Protests erupt in Argentina against President Javier Milei’s economic shock decree

By December 23, 2023

Buenos Aires, Argentina — Thousands took to the streets of Argentina in the past few days to protest a series of economic decrees proposed by President Javier Milei. 

On December 20, Milei announced sweeping deregulations to Argentina’s economy, sparking backlash from opposition members and groups representing unemployed people. 

Riot police were dispatched at major protest sites in the capital, Buenos Aires, including outside of Congress and the Plaza de Mayo, the city’s main square. 

“Milei scammer” and “Money for education, not for the IMF,” read banners of protesters in the capital, according to El Pais

In all, Milei announced over 300 measures to deregulate much of Argentina’s economy, a move which has been called unconstitutional by some observers. 

Milei — who has been described as an anarchocapitalist — set out to reduce the government’s involvement and oversight in many aspects of Argentina’s economy, including announcing that he would privatize many state-owned companies, would decrease labor protections and remove regulations that limit the amount of agricultural and productive land that can be owned by foreign companies. 

Argentine President Javier Milei announced sweeping economic changes on December 20. Image credit: @JMilei on X.

His so-called “Necessity and Urgency Decree” (DNU) included: 

  • Revoking the “Rent Bill,” allowing landlords to negotiate contracts with tenants without a set time limit or price control, as well as allowing them to negotiate in other currencies. (Argentina, especially Buenos Aires, has been experiencing a rent crisis for half a decade). 
  • Revoking the law that prohibits the privatization of State-owned companies. 
  • Reforming the “Labour Bill” to extend an employee’s trial period from three to eight months, and a reduction of the indemnization that companies must pay when they terminate employees.
  • Revoking the “Land Bill,” which established that only 15% of the country’s productive land can be owned by foreigners, making way for international firms to buy up Argentina’s agricultural and resource-rich land. 
  • Modifying the “Societies Bill” to allow public, fan-owned soccer clubs to privatize.
  • Opening up the country’s satellite internet services market to foreign competition.

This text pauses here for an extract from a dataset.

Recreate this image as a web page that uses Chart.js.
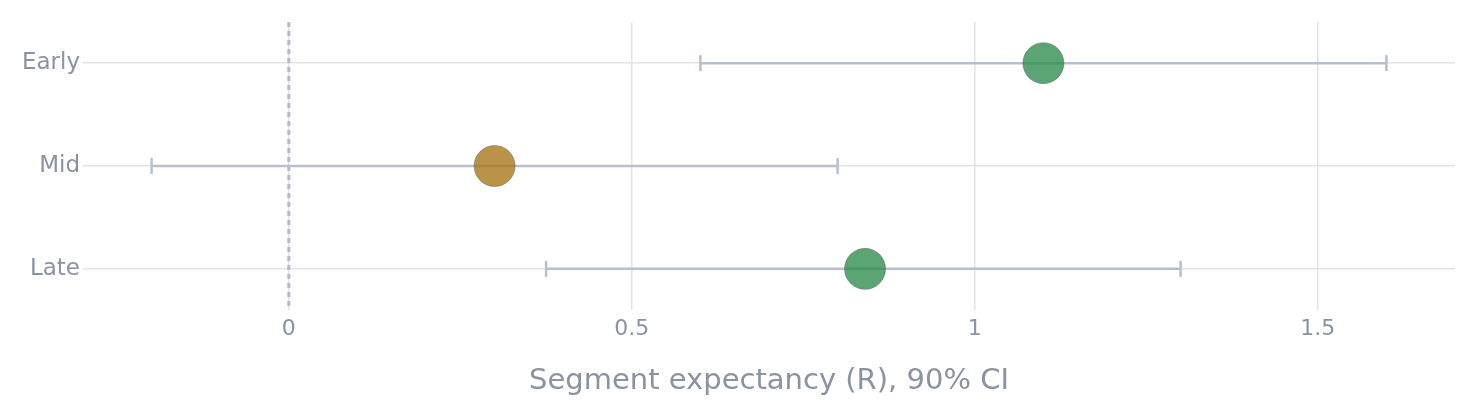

Argentina’s satellite internet is currently managed by State-owned telecom ARSAT. 

“We are doing our utmost to try to reduce the crisis we inherited,” said Milei on a televised broadcast on December 20. “We designed a shock stabilization plan.”

The president also announced he would call for extraordinary sessions of Congress in order to present a package of bills to push forward his economic reforms. 

“The DNU is going to have to go through Congress,” wrote journalist Matías Mowszet on X. “The only differences with a normal law are that: 1) It comes into force before passing through Congress and not after. 2) As long as only one of the two chambers approves it, it is firm. You don’t need both of you to approve it.”

Experts have begun questioning the legality of Miliei’s decree. According to constitutional lawyer Andrés Gil Domínguez, “This decree is an attempt to obtain the sum of public power and to supplant Congress, in its entirety, in the legislative function.”

Daniel Sabsay, president of the Argentine Association of Constitutional Law, also called the decree unconstitutional, and mad. “The exceptional circumstances required by the Constitution for the issuance of the DNU do not exist,” Sabsay told La Nación.

Former President Alberto Fernández — who was fiercely criticized by Milei in this year’s elections — also weighed in. “The Republic is at risk by the folly that the president exhibits when issuing measures contrary to the Constitution and the interests of our people,” he wrote on X.   

A main architect of Milei’s controversial decree, Federico Sturzenegger, took to Radio Mitre to defend the measure. “The president didn’t send the measures through Congress because the idea is to show an image of regime change,” he said. Sturzenegger led Argentina’s Central Bank from 2015 to 2018.

Milei’s party, La Libertad Avanza, only holds 37 of 257 seats in the House and seven of 72 in the Senate. He will need to work closely with other coalitions to ensure his decree is passed in one of the two houses of Congress. Addressing the protests against his measures, on December 21 Milei told Radio Rivadavia, “There may be people suffering from Stockholm Syndrome. They are in love with the impoverishing model, and look at communism with nostalgia, love and affection.”